Role of SiC nanoparticle reinforcement in the mechanical and metallurgical characterization of friction stir-welded dissimilar AZ91D and AA6061-T6 joints
摘要
The present study examines the effects of silicon carbide (SiC) nanoparticle reinforcement on the microstructure and mechanical characteristics of aluminium (Al) AA6061-T6 and magnesium (Mg) AZ91D joints produced by friction stir welding (FSW). The primary objective was to assess the influence of FSW process parameters and evaluate the role of SiC nanoparticles in improving weld strength and stability. SiC particles were introduced into pre-configured grooves, and experiments were carried out by varying volume fraction (Vf) (5%, 10%, 15%) of SiC, tool rotational speed (TRS) (600, 700, 800 rpm) and traverse speed (TS) (20, 30, 40 mm/min). Microstructural analysis revealed that the SiC nanoparticles significantly refined the grains in the stir zone (SZ). This refinement was primarily due to the pinning effect of nano-sized SiC particles, which restricted grain growth and facilitated dynamic recrystallization (DRX) during FSW, ultimately leading to a substantial reduction in grain size. Increasing SiC Vf from 5% to 15% enhanced friction stir-welded (FSWed) joints and exhibited improved mechanical characteristics.
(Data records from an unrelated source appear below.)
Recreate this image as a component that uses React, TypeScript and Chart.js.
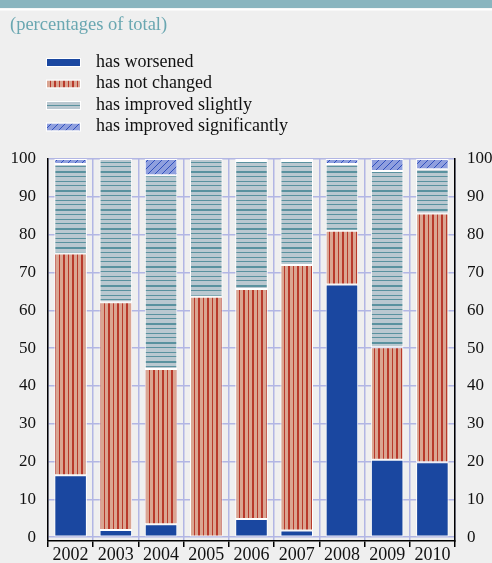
import React, { useEffect, useRef } from 'react';
import { Chart, registerables } from 'chart.js';

Chart.register(...registerables);

const years = ['2002', '2003', '2004', '2005', '2006', '2007', '2008', '2009', '2010'];
const hasWorsened = [16.4, 1.9, 3.4, 0, 4.8, 1.8, 66.8, 20.5, 19.8];
const hasNotChanged = [58.6, 60.2, 41.1, 63.6, 60.8, 70.2, 14.2, 29.7, 65.8];
const hasImprovedSlightly = [23.7, 37.9, 51.2, 36.4, 33.9, 27.5, 17.7, 46.6, 11.7];
const hasImprovedSignificantly = [1.3, 0, 4.3, 0, 0.5, 0.5, 1.3, 3.2, 2.7];
const seriesLabels = ['has worsened', 'has not changed', 'has improved slightly', 'has improved significantly'];
const yTickValues = [0, 10, 20, 30, 40, 50, 60, 70, 80, 90, 100];
const titleText = '(percentages of total)';

function makePattern(kind: string): CanvasPattern | string {
  const c = document.createElement('canvas');
  const ctx = c.getContext('2d');
  if (!ctx) return '#888';
  if (kind === 'vertical') {
    c.width = 9; c.height = 4;
    ctx.fillStyle = '#daa592';
    ctx.fillRect(0, 0, 9, 4);
    ctx.fillStyle = '#b8392b';
    ctx.fillRect(0, 0, 2, 4);
    ctx.fillRect(5, 0, 1, 4);
  } else if (kind === 'horizontal') {
    c.width = 4; c.height = 19;
    ctx.fillStyle = '#bac8d0';
    ctx.fillRect(0, 0, 4, 19);
    ctx.fillStyle = '#5a929f';
    ctx.fillRect(0, 0, 4, 2);
    ctx.fillRect(0, 5, 4, 1);
    ctx.fillRect(0, 10, 4, 1);
    ctx.fillRect(0, 14, 4, 1);
  } else {
    c.width = 7; c.height = 7;
    ctx.fillStyle = '#8f9fde';
    ctx.fillRect(0, 0, 7, 7);
    ctx.strokeStyle = '#3050bd';
    ctx.lineWidth = 1;
    ctx.beginPath();
    ctx.moveTo(-1, 8); ctx.lineTo(8, -1);
    ctx.moveTo(-2, 2); ctx.lineTo(2, -2);
    ctx.moveTo(5, 9); ctx.lineTo(9, 5);
    ctx.stroke();
  }
  return ctx.createPattern(c, 'repeat') || '#888';
}

const decorPlugin = {
  id: 'decor',
  beforeDraw(chart: any) {
    const { ctx, width, height } = chart;
    ctx.save();
    ctx.fillStyle = '#efefef';
    ctx.fillRect(0, 0, width, height);
    ctx.fillStyle = '#8ab5bf';
    ctx.fillRect(0, 0, width, 8);
    ctx.fillStyle = '#ffffff';
    ctx.fillRect(0, 8.5, width, 2);
    ctx.font = '18.5px "Liberation Serif", serif';
    ctx.fillStyle = '#6aa7b1';
    ctx.textBaseline = 'alphabetic';
    ctx.textAlign = 'left';
    ctx.fillText(titleText, 10, 30);
    const baselines = [66.5, 88, 109.5, 131];
    chart.data.datasets.forEach((ds: any, i: number) => {
      const b = baselines[i];
      ctx.fillStyle = ds.backgroundColor;
      ctx.fillRect(47, b - 7.5, 33, 7);
      ctx.strokeStyle = '#ffffff';
      ctx.lineWidth = 1;
      ctx.strokeRect(46.5, b - 8, 34, 8);
      ctx.fillStyle = '#111111';
      ctx.font = '18px "Liberation Serif", serif';
      ctx.fillText(ds.label, 96, b);
    });
    ctx.restore();
  },
};

export default function App() {
  const ref = useRef<HTMLCanvasElement | null>(null);
  useEffect(() => {
    if (!ref.current) return;
    const tickFont = { family: '"Liberation Serif", serif', size: 17, lineHeight: 1 };
    const grid = '#b2b6e4';
    const chart = new Chart(ref.current, {
      type: 'bar',
      data: {
        labels: years,
        datasets: [
          { label: seriesLabels[0], data: hasWorsened, backgroundColor: '#1a47a0' },
          { label: seriesLabels[1], data: hasNotChanged, backgroundColor: makePattern('vertical') as any },
          { label: seriesLabels[2], data: hasImprovedSlightly, backgroundColor: makePattern('horizontal') as any },
          { label: seriesLabels[3], data: hasImprovedSignificantly, backgroundColor: makePattern('diagonal') as any },
        ].map((d) => ({
          ...d,
          borderColor: '#ffffff',
          borderWidth: 1,
          borderSkipped: false,
          barPercentage: 0.72,
          categoryPercentage: 1,
          yAxisID: 'y',
        })),
      },
      options: {
        responsive: false,
        animation: false,
        layout: { padding: { top: 159, left: 0, right: 0, bottom: 0 } },
        plugins: { legend: { display: false }, title: { display: false }, tooltip: { enabled: false } },
        scales: {
          x: {
            stacked: true,
            offset: true,
            grid: { color: grid, lineWidth: 1.5, offset: true, tickColor: '#000', tickLength: 6, tickWidth: 1.5 },
            border: { display: true, color: '#000', width: 1.5 },
            ticks: { color: '#111', font: { ...tickFont, size: 18 }, padding: -1, maxRotation: 0 },
            afterFit: (s: any) => { s.height = 22; },
          },
          y: {
            stacked: true,
            position: 'left',
            min: -1,
            max: 100,
            afterBuildTicks: (s: any) => { s.ticks = yTickValues.map((v) => ({ value: v })); },
            grid: { color: grid, lineWidth: 1.5, drawTicks: false },
            border: { display: true, color: '#000', width: 1.5 },
            ticks: { color: '#111', font: tickFont, padding: 12 },
            afterFit: (s: any) => { s.width = 48; },
          },
          y2: {
            position: 'right',
            min: -1,
            max: 100,
            afterBuildTicks: (s: any) => { s.ticks = yTickValues.map((v) => ({ value: v })); },
            grid: { display: true, drawOnChartArea: false, drawTicks: false },
            border: { display: true, color: '#000', width: 1.5 },
            ticks: { color: '#111', font: tickFont, padding: 12 },
            afterFit: (s: any) => { s.width = 37; },
          },
        },
      } as any,
      plugins: [decorPlugin],
    });
    return () => chart.destroy();
  }, []);
  return (
    <div style={{ position: 'fixed', left: 0, top: 0, width: 492, height: 563 }}>
      <canvas ref={ref} width={492} height={563} style={{ display: 'block' }} />
    </div>
  );
}
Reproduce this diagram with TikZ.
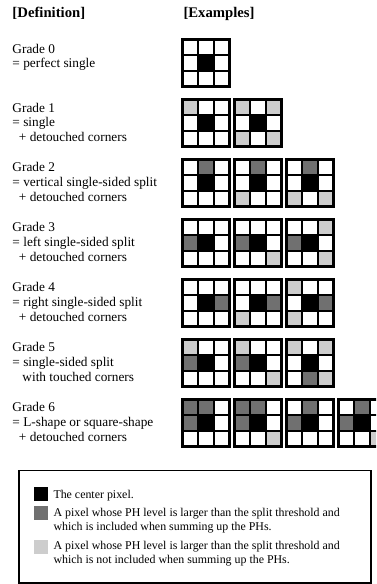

The optimal joint, within the investigated parameter range, was obtained at 700 rpm, 30 mm/min and 15% SiC, achieving an ultimate tensile strength (UTS) of 114.98 MPa, joint efficiency of 52.5%, and microhardness of 88.9 HV0.1 In contrast, the lowest UTS of 71.46 MPa, 32.63% joint efficiency and 67.87 HV0.1 microhardness was recorded at 600 rpm, 40 mm/min and 5% Vf SiC, mainly due to inadequate mixing and particle clustering, confirming the strengthening role of SiC. These findings illustrate the potential of SiC nanoparticle reinforcement in enhancing the mechanical properties of FSWed joints and demonstrate that the weld quality in AZ91D and AA6061-T6 joints strongly depends on parameter selection to ensure uniform particle distribution and defect-free welds.